Find all positive integers $n$ such that $n$ is divisible by all the positive integers less than or equal to $\sqrt{n}$

Find all positive integers $n$ such that $n$ is divisible by all the positive integers less than or equal to $\sqrt{n}$

My thought: If n is a positive integer, let d(n) denote the number of positive divisors of n and I will find n such that $d(n) \ge 2\sqrt{n} - 1$


Solution 1:

By manual testing, $n=1$, $n=2$, $n=4$, $n=6$, $n=8$ have the desired property and are the only numbers $<9$ with it.
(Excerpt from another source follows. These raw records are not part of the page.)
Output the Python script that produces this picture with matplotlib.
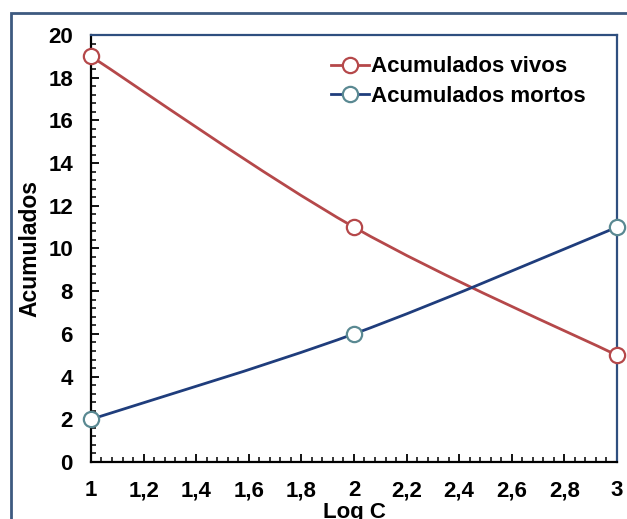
import numpy as np
import matplotlib.pyplot as plt
from matplotlib.path import Path
from matplotlib.patches import PathPatch, Rectangle
from matplotlib.ticker import MultipleLocator, FuncFormatter

# datos
log_c = [1, 2, 3]
vivos = [19, 11, 5]
mortos = [2, 6, 11]

plt.rcParams['font.family'] = ['Liberation Sans', 'DejaVu Sans']
plt.rcParams['font.weight'] = 'bold'

fig = plt.figure(figsize=(6.27, 5.19), dpi=100)
ax = fig.add_axes([0.1451, 0.1098, 0.8389, 0.8228])

# marco exterior
fig.patches.append(Rectangle((0.0175, -0.05), 1.2, 1.025, transform=fig.transFigure,
                             fill=False, edgecolor='#3d5a80', linewidth=2))


def smooth_path(xs, ys):
    # curva suave tipo Excel (Bezier cubica)
    pts = np.column_stack([xs, ys]).astype(float)
    n = len(pts)
    verts = [pts[0]]
    codes = [Path.MOVETO]
    for i in range(n - 1):
        p0 = pts[i - 1] if i > 0 else pts[i]
        p1 = pts[i]
        p2 = pts[i + 1]
        p3 = pts[i + 2] if i + 2 < n else pts[i + 1]
        c1 = p1 + (p2 - p0) / 6
        c2 = p2 - (p3 - p1) / 6
        verts += [c1, c2, p2]
        codes += [Path.CURVE4] * 3
    return Path(verts, codes)


series = [
    (vivos, 'Acumulados vivos', '#b5484a', '#b5484a'),
    (mortos, 'Acumulados mortos', '#1f3d7c', '#5a8992'),
]
for ys, label, lc, mc in series:
    ax.add_patch(PathPatch(smooth_path(log_c, ys), fill=False, edgecolor=lc,
                           linewidth=2.0, zorder=3))
    ax.plot(log_c, ys, linestyle='none', marker='o', markersize=11,
            markerfacecolor='white', markeredgecolor=mc, markeredgewidth=1.6,
            zorder=4, clip_on=False)
    ax.plot([], [], color=lc, linewidth=2.0, marker='o', markersize=11,
            markerfacecolor='white', markeredgecolor=mc, markeredgewidth=1.6,
            label=label)

ax.set_xlim(1, 3)
ax.set_ylim(0, 20)
ax.xaxis.set_major_locator(MultipleLocator(0.2))
ax.xaxis.set_minor_locator(MultipleLocator(0.04))
ax.yaxis.set_major_locator(MultipleLocator(2))
ax.yaxis.set_minor_locator(MultipleLocator(0.4))
ax.xaxis.set_major_formatter(FuncFormatter(lambda v, p: f"{v:g}".replace('.', ',')))

ax.tick_params(which='major', direction='in', length=6, width=1.3, labelsize=16,
               colors='black')
ax.tick_params(which='minor', direction='in', length=3.5, width=1.1)
ax.tick_params(axis='y', which='major', pad=13)
ax.tick_params(axis='x', which='major', pad=13)

for s in ['left', 'bottom']:
    ax.spines[s].set_color('black')
    ax.spines[s].set_linewidth(1.6)
for s in ['top', 'right']:
    ax.spines[s].set_color('#2f4f7f')
    ax.spines[s].set_linewidth(1.6)

ax.set_xlabel('Log C', fontsize=16, fontweight='bold')
ax.xaxis.set_label_coords(0.5, -0.094)
ax.set_ylabel('Acumulados', fontsize=16.5, fontweight='bold')
ax.yaxis.set_label_coords(-0.095, 0.5)

ax.legend(loc='upper left', bbox_to_anchor=(0.456, 0.95), frameon=False,
          prop={'size': 16, 'weight': 'bold'}, handlelength=1.7,
          handletextpad=0.1, labelspacing=0.4, borderpad=0, borderaxespad=0)

fig.savefig('out.png', dpi=100)
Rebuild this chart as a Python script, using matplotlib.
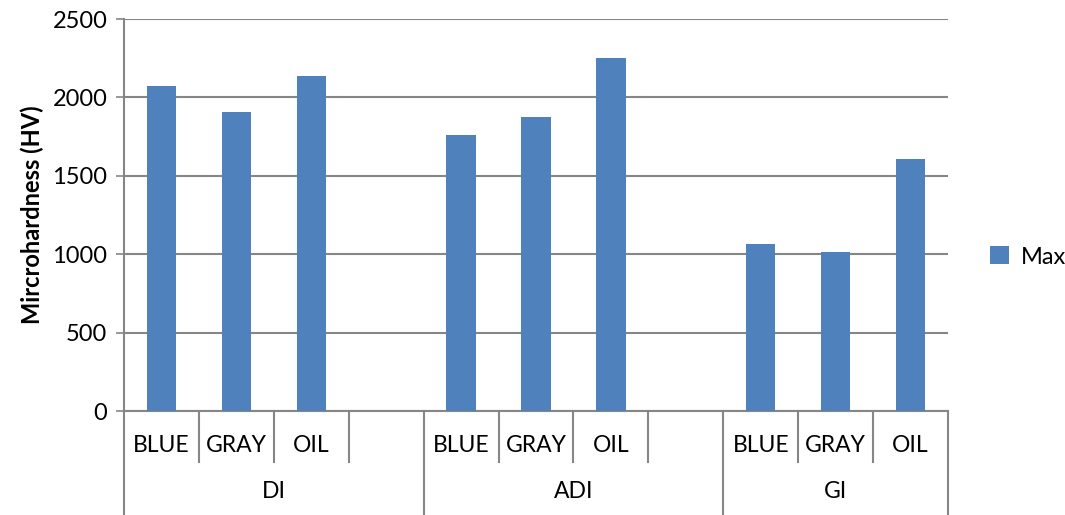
from matplotlib import pyplot as plt
from matplotlib import transforms

# data
groups = ["DI", "ADI", "GI"]
finishes = ["BLUE", "GRAY", "OIL"]
di_max = [2070, 1910, 2135]
adi_max = [1762, 1877, 2252]
gi_max = [1067, 1012, 1607]
y_ticks = [0, 500, 1000, 1500, 2000, 2500]

BAR_COLOR = "#4F81BD"
LINE_COLOR = "#868686"
plt.rcParams['font.family'] = ['Lato', 'DejaVu Sans']

fig = plt.figure(figsize=(10.65, 5.15), dpi=100)
W, H = 1065, 515
left, right, top, bottom = 124, 948, 19, 411
ax = fig.add_axes([left / W, (H - bottom) / H, (right - left) / W, (bottom - top) / H])

# 11 category slots: 3 finishes + 1 blank per group, last group without blank
positions = []
values = []
labels = []
for gi, series in enumerate([di_max, adi_max, gi_max]):
    for fi, v in enumerate(series):
        positions.append(gi * 4 + fi)
        values.append(v)
        labels.append(finishes[fi])

ax.bar(positions, values, width=0.39, color=BAR_COLOR, label="Max", zorder=3)

ax.set_xlim(-0.5, 10.5)
ax.set_ylim(0, 2500)
ax.set_yticks(y_ticks)
ax.set_yticklabels([str(t) for t in y_ticks], fontsize=17)
ax.set_xticks([])
ax.yaxis.grid(True, color=LINE_COLOR, linewidth=1.5, zorder=0)
ax.tick_params(axis='y', direction='out', length=6, color=LINE_COLOR, width=1.2, pad=6)
for s in ["top", "right"]:
    ax.spines[s].set_visible(False)
for s in ["left", "bottom"]:
    ax.spines[s].set_color(LINE_COLOR)
    ax.spines[s].set_linewidth(1.5)

ax.set_ylabel("Mircrohardness (HV)", fontsize=17, fontweight="bold", labelpad=6)

# multi-level category axis
trans = transforms.blended_transform_factory(ax.transData, ax.transAxes)
short_end = (bottom - 462) / (bottom - top)
long_end = (bottom - 520) / (bottom - top)
row1 = (bottom - 446) / (bottom - top)
row2 = (bottom - 492) / (bottom - top)

for x in [0.5, 1.5, 2.5, 4.5, 5.5, 6.5, 8.5, 9.5]:
    ax.plot([x, x], [0, short_end], transform=trans, color=LINE_COLOR,
            linewidth=1.5, clip_on=False)
for x in [-0.5, 3.5, 7.5, 10.5]:
    ax.plot([x, x], [0, long_end], transform=trans, color=LINE_COLOR,
            linewidth=1.5, clip_on=False)

for p, lab in zip(positions, labels):
    ax.text(p, row1, lab, transform=trans, ha="center", va="center", fontsize=16.5)

group_centers = [1.5, 5.5, 9.0]
for c, g in zip(group_centers, groups):
    ax.text(c, row2, g, transform=trans, ha="center", va="center", fontsize=16.5)

fig.legend(loc="center left", bbox_to_anchor=(990 / W, (H - 257) / H), frameon=False,
           fontsize=17, handlelength=0.8, handleheight=0.8, handletextpad=0.5,
           borderaxespad=0, borderpad=0)

fig.savefig("out.png", dpi=100)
Let $n$ be a natural number that is divisible by all natural numbers $\le \sqrt n$. So if we let $a=\lfloor \sqrt n\rfloor$ then $a$ and $a-1$ (if $>0$) are by divisors of $n$. If we additionally assume $n\ge 9$ then $a\ge 3$. Since $a$ and $a-1$ are relatively prime, $a^2-a=a(a-1)$ divides $n$. Thus $n=k(a^2-a)$ for some $k$. Clearly $k>1$ because $n\ge a^2$. Hence $(a+1)^2>n\ge 2a^2-2a$, i.e., $0\ge a^2-4a=(a-4)a$. This implies $a\le 4$. If $a=3$ we find $9\le n<16$ and $n$ must be a multiple of $2$ and $3$. We need only check $n=12$, which gives a solution. If on the other hand $a=4$, then $16\le n<25$ and $n$ is a multiple of $3$ and $4$. We need only check $n=24$, which gives a solution.

Thus the positive integers with the property are precisely $$1, 2, 3, 4, 6, 8, 12, 24.$$